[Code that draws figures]
------------------------------------------------------------

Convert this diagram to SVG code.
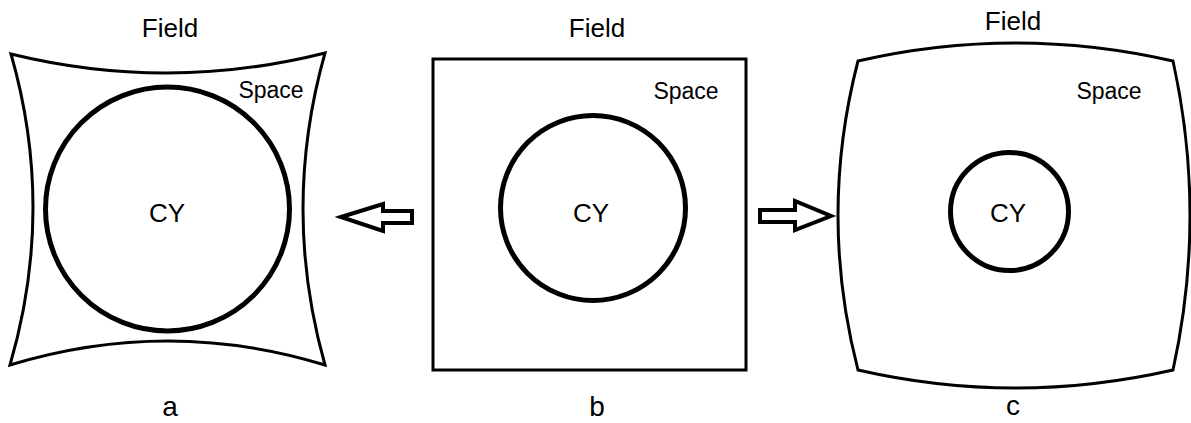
<svg xmlns="http://www.w3.org/2000/svg" width="1191" height="423" viewBox="0 0 1191 423">
<style>
.t{font-family:"Liberation Sans",Arial,sans-serif;fill:#000;text-anchor:middle}
.f{font-size:26px}
.s{font-size:23px}
.cy{font-size:26px}
.l{font-size:28px}
.o{fill:none;stroke:#000;stroke-width:3}
.c{fill:none;stroke:#000;stroke-width:5}
.ar{fill:#fff;stroke:#000;stroke-width:4;stroke-linejoin:miter}
</style>
<rect width="1191" height="423" fill="#fff"/>
<g id="panel-a">
<text class="t f" x="170" y="37">Field</text>
<path class="o" d="M11,54 Q168,92.5 325,53 Q281,209 325,365 Q168,317 10,365 Q55.5,209 11,54 Z"/>
<text class="t s" x="271" y="98">Space</text>
<circle class="c" cx="167.5" cy="209" r="122"/>
<text class="t cy" x="167" y="222">CY</text>
<text class="t l" x="170" y="416">a</text>
</g>
<g id="panel-b">
<text class="t f" x="597" y="37">Field</text>
<rect class="o" x="433" y="59" width="313" height="311"/>
<text class="t s" x="686" y="99">Space</text>
<circle class="c" cx="593" cy="208" r="92.5"/>
<text class="t cy" x="591" y="222">CY</text>
<text class="t l" x="597" y="416">b</text>
</g>
<g id="panel-c">
<text class="t f" x="1013" y="30">Field</text>
<path class="o" d="M858,61 Q1015,25 1173,61 Q1207,215 1173,370 Q1015,406 858,370 Q818,215 858,61 Z"/>
<text class="t s" x="1109" y="99">Space</text>
<circle class="c" cx="1009.5" cy="211.5" r="59"/>
<text class="t cy" x="1008" y="222">CY</text>
<text class="t l" x="1013" y="415">c</text>
</g>
<g id="connectors">
<path class="ar" d="M341,217 L383,204 L383,211 L412,211 L412,223 L383,223 L383,231 Z"/>
<path class="ar" d="M760,210 L795,210 L795,201 L831,216 L795,230 L795,222 L760,222 Z"/>
</g>
</svg>
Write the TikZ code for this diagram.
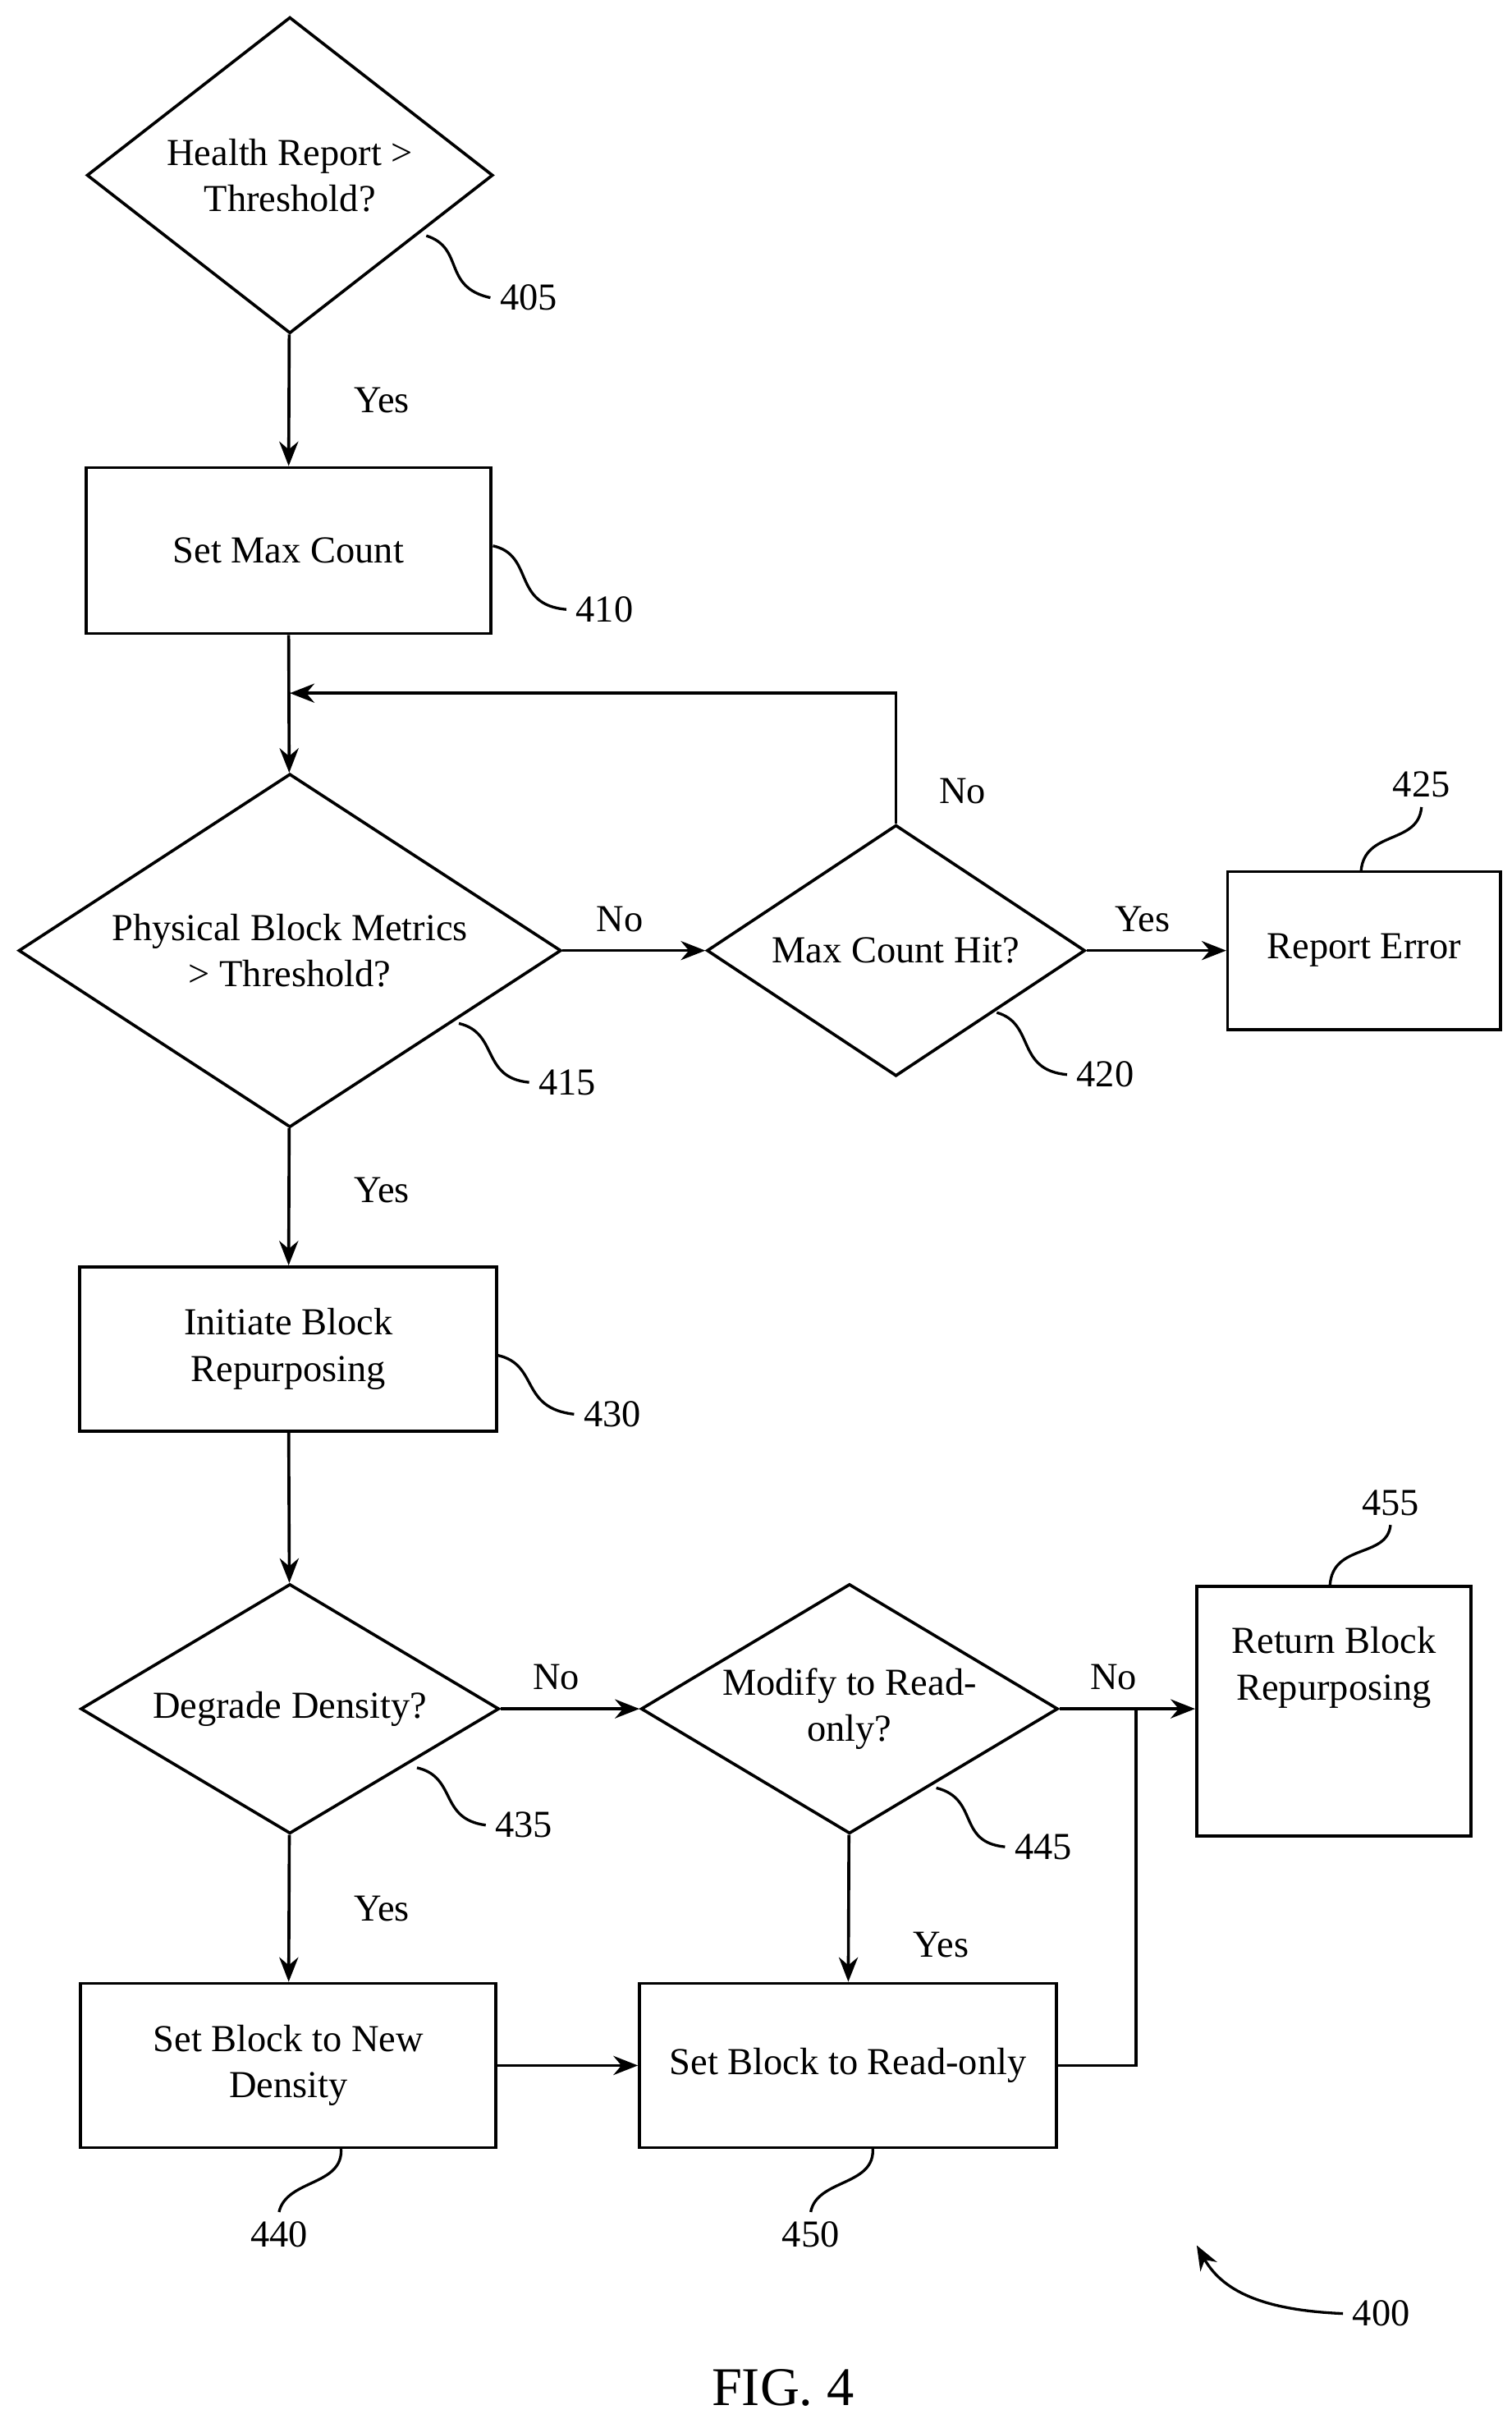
\documentclass[tikz,border=0pt]{standalone}
\usepackage{fontspec}
\setmainfont{Liberation Serif}
\usetikzlibrary{shapes.geometric,arrows.meta}
\begin{document}
\begin{tikzpicture}[x=0.02cm,y=-0.02cm,
    font=\fontsize{14}{17}\selectfont,
    box/.style={draw, line width=1.1pt, align=center, inner sep=0pt},
    dec/.style={draw, diamond, line width=1.1pt, align=center, inner sep=0pt},
    flow/.style={line width=1.1pt, -{Stealth[length=9pt,width=7pt]}},
    lead/.style={line width=1pt}]
  \useasboundingbox (0,0) rectangle (975,1560);
  % decisions and steps
  \node[dec, aspect=1.28, minimum width=262*0.02cm, minimum height=204*0.02cm] (d405) at (187,113) {Health Report >\\Threshold?};
  \node[box, minimum width=261*0.02cm, minimum height=107*0.02cm] (b410) at (186,355) {Set Max Count};
  \node[dec, aspect=1.53, minimum width=350*0.02cm, minimum height=228*0.02cm] (d415) at (187,613) {Physical Block Metrics\\> Threshold?};
  \node[dec, aspect=1.5, minimum width=244*0.02cm, minimum height=162*0.02cm] (d420) at (578,613) {Max Count Hit?};
  \node[box, minimum width=176*0.02cm, minimum height=102*0.02cm] (b425) at (880,613) {Report Error};
  \node[box, minimum width=269*0.02cm, minimum height=106*0.02cm] (b430) at (186,870) {Initiate Block\\Repurposing};
  \node[dec, aspect=1.67, minimum width=270*0.02cm, minimum height=161*0.02cm] (d435) at (187,1102) {Degrade Density?};
  \node[dec, aspect=1.67, minimum width=269*0.02cm, minimum height=161*0.02cm] (d445) at (548,1102) {Modify to Read-\\only?};
  \node[box, minimum width=177*0.02cm, minimum height=161*0.02cm, anchor=north west] (b455) at (771,1022) {Return Block\\Repurposing\\[18pt]};
  \node[box, minimum width=268*0.02cm, minimum height=106*0.02cm] (b440) at (186,1332) {Set Block to New\\Density};
  \node[box, minimum width=269*0.02cm, minimum height=106*0.02cm] (b450) at (547,1332) {Set Block to Read-only};
  % reference numbers
  \node (n405) at (341,192) {405};
  \node (n410) at (390,393) {410};
  \node (n415) at (366,698) {415};
  \node (n420) at (713,693) {420};
  \node (n425) at (917,506) {425};
  \node (n430) at (395,912) {430};
  \node (n435) at (338,1177) {435};
  \node (n445) at (673,1191) {445};
  \node (n455) at (897,969) {455};
  \node (n440) at (180,1441) {440};
  \node (n450) at (523,1441) {450};
  \node (n400) at (891,1492) {400};
  \node[font=\fontsize{20}{22}\selectfont] (fig) at (505,1540) {FIG. 4};
  % connectors
  \coordinate (loop) at (187,447);
  \coordinate (ret) at (733,1102);
  \draw[flow] (d405) -- node[right=20pt] {Yes} (b410);
  \draw[flow] (b410) -- (d415);
  \draw[flow] (d415) -- node[above=3pt, pos=0.4] {No} (d420);
  \draw[flow] (d420) -- node[above=3pt, pos=0.4] {Yes} (b425);
  \draw[flow] (d420.north) -- node[right=12pt, pos=0.25] {No} (d420.north |- loop) -- (loop);
  \draw[flow] (d415) -- node[right=20pt, pos=0.45] {Yes} (b430);
  \draw[flow] (b430) -- (d435);
  \draw[flow] (d435) -- node[above=3pt, pos=0.4] {No} (d445);
  \draw[flow] (d445.east) -- node[above=3pt, pos=0.4] {No} (b455.west |- ret);
  \draw[flow] (d435) -- node[right=20pt, pos=0.5] {Yes} (b440);
  \draw[flow] (d445) -- node[right=20pt, pos=0.75] {Yes} (b450);
  \draw[flow] (b440) -- (b450);
  \draw[line width=1.1pt] (b450.east) -- (ret |- b450.east) -- (ret);
  % leaders
  \draw[lead] (275,152) .. controls (300,160) and (285,185) .. (n405.west);
  \draw[lead] (318,352) .. controls (345,358) and (330,390) .. (n410.west);
  \draw[lead] (296,660) .. controls (322,666) and (310,695) .. (n415.west);
  \draw[lead] (643,653) .. controls (668,660) and (655,690) .. (n420.west);
  \draw[lead] (878,562) .. controls (880,535) and (915,545) .. (n425.south);
  \draw[lead] (321,874) .. controls (348,880) and (335,908) .. (n430.west);
  \draw[lead] (269,1140) .. controls (295,1146) and (283,1173) .. (n435.west);
  \draw[lead] (604,1153) .. controls (632,1160) and (617,1188) .. (n445.west);
  \draw[lead] (858,1022) .. controls (860,995) and (895,1005) .. (n455.south);
  \draw[lead] (220,1385) .. controls (222,1410) and (185,1405) .. (n440.north);
  \draw[lead] (563,1385) .. controls (565,1410) and (527,1405) .. (n450.north);
  \draw[line width=1pt, -{Stealth[length=9pt,width=7pt]}] (n400.west) .. controls (820,1490) and (790,1480) .. (772,1448);
\end{tikzpicture}
\end{document}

------------------------------------------------------------

Problem description -> Output an exact copy of the material, with the pictures removed.

Solution to the problem ->
Convert this diagram to SVG code.
<svg xmlns="http://www.w3.org/2000/svg" width="1191" height="423" viewBox="0 0 1191 423">
<style>
.t{font-family:"Liberation Sans",Arial,sans-serif;fill:#000;text-anchor:middle}
.f{font-size:26px}
.s{font-size:23px}
.cy{font-size:26px}
.l{font-size:28px}
.o{fill:none;stroke:#000;stroke-width:3}
.c{fill:none;stroke:#000;stroke-width:5}
.ar{fill:#fff;stroke:#000;stroke-width:4;stroke-linejoin:miter}
</style>
<rect width="1191" height="423" fill="#fff"/>
<g id="panel-a">
<text class="t f" x="170" y="37">Field</text>
<path class="o" d="M11,54 Q168,92.5 325,53 Q281,209 325,365 Q168,317 10,365 Q55.5,209 11,54 Z"/>
<text class="t s" x="271" y="98">Space</text>
<circle class="c" cx="167.5" cy="209" r="122"/>
<text class="t cy" x="167" y="222">CY</text>
<text class="t l" x="170" y="416">a</text>
</g>
<g id="panel-b">
<text class="t f" x="597" y="37">Field</text>
<rect class="o" x="433" y="59" width="313" height="311"/>
<text class="t s" x="686" y="99">Space</text>
<circle class="c" cx="593" cy="208" r="92.5"/>
<text class="t cy" x="591" y="222">CY</text>
<text class="t l" x="597" y="416">b</text>
</g>
<g id="panel-c">
<text class="t f" x="1013" y="30">Field</text>
<path class="o" d="M858,61 Q1015,25 1173,61 Q1207,215 1173,370 Q1015,406 858,370 Q818,215 858,61 Z"/>
<text class="t s" x="1109" y="99">Space</text>
<circle class="c" cx="1009.5" cy="211.5" r="59"/>
<text class="t cy" x="1008" y="222">CY</text>
<text class="t l" x="1013" y="415">c</text>
</g>
<g id="connectors">
<path class="ar" d="M341,217 L383,204 L383,211 L412,211 L412,223 L383,223 L383,231 Z"/>
<path class="ar" d="M760,210 L795,210 L795,201 L831,216 L795,230 L795,222 L760,222 Z"/>
</g>
</svg>
Write the TikZ code for this diagram.
\documentclass[tikz,border=0pt]{standalone}
\usepackage{fontspec}
\setmainfont{Liberation Serif}
\usetikzlibrary{shapes.geometric,arrows.meta}
\begin{document}
\begin{tikzpicture}[x=0.02cm,y=-0.02cm,
    font=\fontsize{14}{17}\selectfont,
    box/.style={draw, line width=1.1pt, align=center, inner sep=0pt},
    dec/.style={draw, diamond, line width=1.1pt, align=center, inner sep=0pt},
    flow/.style={line width=1.1pt, -{Stealth[length=9pt,width=7pt]}},
    lead/.style={line width=1pt}]
  \useasboundingbox (0,0) rectangle (975,1560);
  % decisions and steps
  \node[dec, aspect=1.28, minimum width=262*0.02cm, minimum height=204*0.02cm] (d405) at (187,113) {Health Report >\\Threshold?};
  \node[box, minimum width=261*0.02cm, minimum height=107*0.02cm] (b410) at (186,355) {Set Max Count};
  \node[dec, aspect=1.53, minimum width=350*0.02cm, minimum height=228*0.02cm] (d415) at (187,613) {Physical Block Metrics\\> Threshold?};
  \node[dec, aspect=1.5, minimum width=244*0.02cm, minimum height=162*0.02cm] (d420) at (578,613) {Max Count Hit?};
  \node[box, minimum width=176*0.02cm, minimum height=102*0.02cm] (b425) at (880,613) {Report Error};
  \node[box, minimum width=269*0.02cm, minimum height=106*0.02cm] (b430) at (186,870) {Initiate Block\\Repurposing};
  \node[dec, aspect=1.67, minimum width=270*0.02cm, minimum height=161*0.02cm] (d435) at (187,1102) {Degrade Density?};
  \node[dec, aspect=1.67, minimum width=269*0.02cm, minimum height=161*0.02cm] (d445) at (548,1102) {Modify to Read-\\only?};
  \node[box, minimum width=177*0.02cm, minimum height=161*0.02cm, anchor=north west] (b455) at (771,1022) {Return Block\\Repurposing\\[18pt]};
  \node[box, minimum width=268*0.02cm, minimum height=106*0.02cm] (b440) at (186,1332) {Set Block to New\\Density};
  \node[box, minimum width=269*0.02cm, minimum height=106*0.02cm] (b450) at (547,1332) {Set Block to Read-only};
  % reference numbers
  \node (n405) at (341,192) {405};
  \node (n410) at (390,393) {410};
  \node (n415) at (366,698) {415};
  \node (n420) at (713,693) {420};
  \node (n425) at (917,506) {425};
  \node (n430) at (395,912) {430};
  \node (n435) at (338,1177) {435};
  \node (n445) at (673,1191) {445};
  \node (n455) at (897,969) {455};
  \node (n440) at (180,1441) {440};
  \node (n450) at (523,1441) {450};
  \node (n400) at (891,1492) {400};
  \node[font=\fontsize{20}{22}\selectfont] (fig) at (505,1540) {FIG. 4};
  % connectors
  \coordinate (loop) at (187,447);
  \coordinate (ret) at (733,1102);
  \draw[flow] (d405) -- node[right=20pt] {Yes} (b410);
  \draw[flow] (b410) -- (d415);
  \draw[flow] (d415) -- node[above=3pt, pos=0.4] {No} (d420);
  \draw[flow] (d420) -- node[above=3pt, pos=0.4] {Yes} (b425);
  \draw[flow] (d420.north) -- node[right=12pt, pos=0.25] {No} (d420.north |- loop) -- (loop);
  \draw[flow] (d415) -- node[right=20pt, pos=0.45] {Yes} (b430);
  \draw[flow] (b430) -- (d435);
  \draw[flow] (d435) -- node[above=3pt, pos=0.4] {No} (d445);
  \draw[flow] (d445.east) -- node[above=3pt, pos=0.4] {No} (b455.west |- ret);
  \draw[flow] (d435) -- node[right=20pt, pos=0.5] {Yes} (b440);
  \draw[flow] (d445) -- node[right=20pt, pos=0.75] {Yes} (b450);
  \draw[flow] (b440) -- (b450);
  \draw[line width=1.1pt] (b450.east) -- (ret |- b450.east) -- (ret);
  % leaders
  \draw[lead] (275,152) .. controls (300,160) and (285,185) .. (n405.west);
  \draw[lead] (318,352) .. controls (345,358) and (330,390) .. (n410.west);
  \draw[lead] (296,660) .. controls (322,666) and (310,695) .. (n415.west);
  \draw[lead] (643,653) .. controls (668,660) and (655,690) .. (n420.west);
  \draw[lead] (878,562) .. controls (880,535) and (915,545) .. (n425.south);
  \draw[lead] (321,874) .. controls (348,880) and (335,908) .. (n430.west);
  \draw[lead] (269,1140) .. controls (295,1146) and (283,1173) .. (n435.west);
  \draw[lead] (604,1153) .. controls (632,1160) and (617,1188) .. (n445.west);
  \draw[lead] (858,1022) .. controls (860,995) and (895,1005) .. (n455.south);
  \draw[lead] (220,1385) .. controls (222,1410) and (185,1405) .. (n440.north);
  \draw[lead] (563,1385) .. controls (565,1410) and (527,1405) .. (n450.north);
  \draw[line width=1pt, -{Stealth[length=9pt,width=7pt]}] (n400.west) .. controls (820,1490) and (790,1480) .. (772,1448);
\end{tikzpicture}
\end{document}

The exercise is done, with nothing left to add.